I am pleased that the UK will become the first major economy in the world to end its contribution towards global warming, as a new law to achieve net zero greenhouse gas emissions by 2050.
Last year the Government commissioned an independent panel of experts to advise on achieving net zero. After careful consideration of their report, published in May, the Prime Minister has now announced that the UK will legislate to end its contribution to global warming.
This is excellent news and builds on the good work already happening. The UK has reduced emissions faster than any other advanced country in the world, with 2018 the cleanest and greenest year on record. By legislating for net zero, will now go even further, phasing out coal power, committing billions of pounds to develop new renewable technologies and creating hundreds of thousands of low carbon jobs.
By investing in green industries and decarbonising our economy we will leave the environment in a better state for the next generation – carrying on a long tradition of making sensible, workable policies that protect the planet while growing the economy.
We have made good progress to date but there is still more to do.
Achievements to date:
- Phasing out coal power, leading to two full weeks without burning any coal – the longest time since the Industrial Revolution. Britain has already had 1,500 coal free hours in 2019 so far, as total coal power use has dropped by almost two-thirds compared with the first four months of 2018. Coal is due to be phased out completely by 2025.
- Supporting renewable technologies, securing the future of clean energy in the UK. £92 billion has been invested by businesses in clean energy since 2010 and renewables now generate 37.1 per cent of the UK’s electricity, up from 6.1 per cent in 2010.
- Creating hundreds of thousands of low carbon jobs, growing our economy while reducing emissions. Investment has meant there are almost 400,000 people working in low carbon businesses and their supply chains across the country.
- Reducing greenhouse gases by a quarter since coming to office in 2010. In 2010, total greenhouse gases were 600.2 million tonnes carbon dioxide equivalent. In 2018, this had fallen by 25 per cent to 448.5 million tonnes carbon dioxide equivalent.

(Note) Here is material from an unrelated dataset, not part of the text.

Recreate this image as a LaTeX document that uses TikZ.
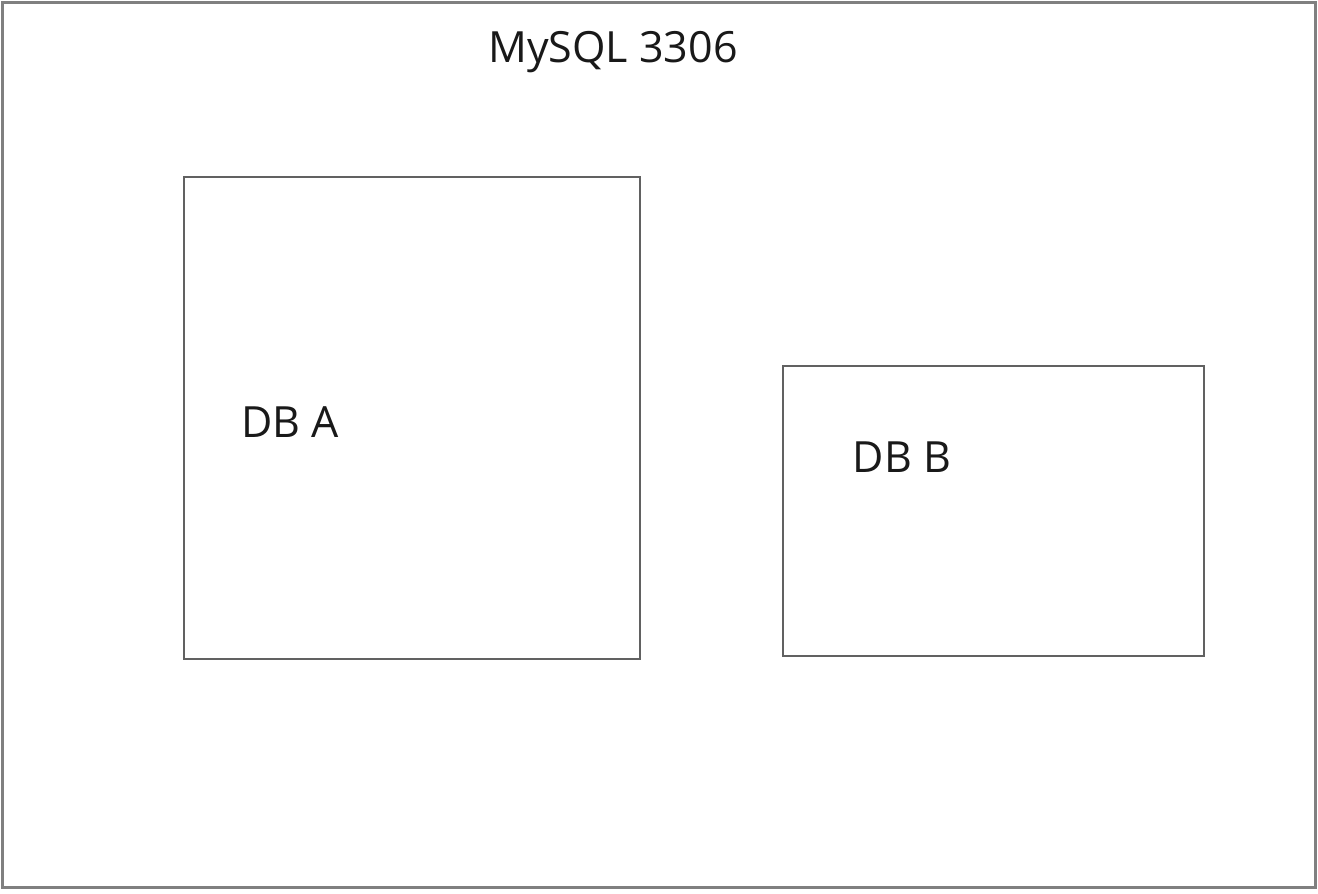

- Increasing renewable electricity generation six-fold. 2018 was the greenest year to date for electricity generation, with renewable sources supplying a record 33 per cent of electricity in 2018, up from 29 per cent in 2017, and up from 6.7 per cent in 2009.
- Reducing emissions faster than any other G20 country. A study by PwC found that the UK has decarbonised faster than any other G20 country, reducing emissions by 29 per cent in the last decade alone, while continuing to grow our economy.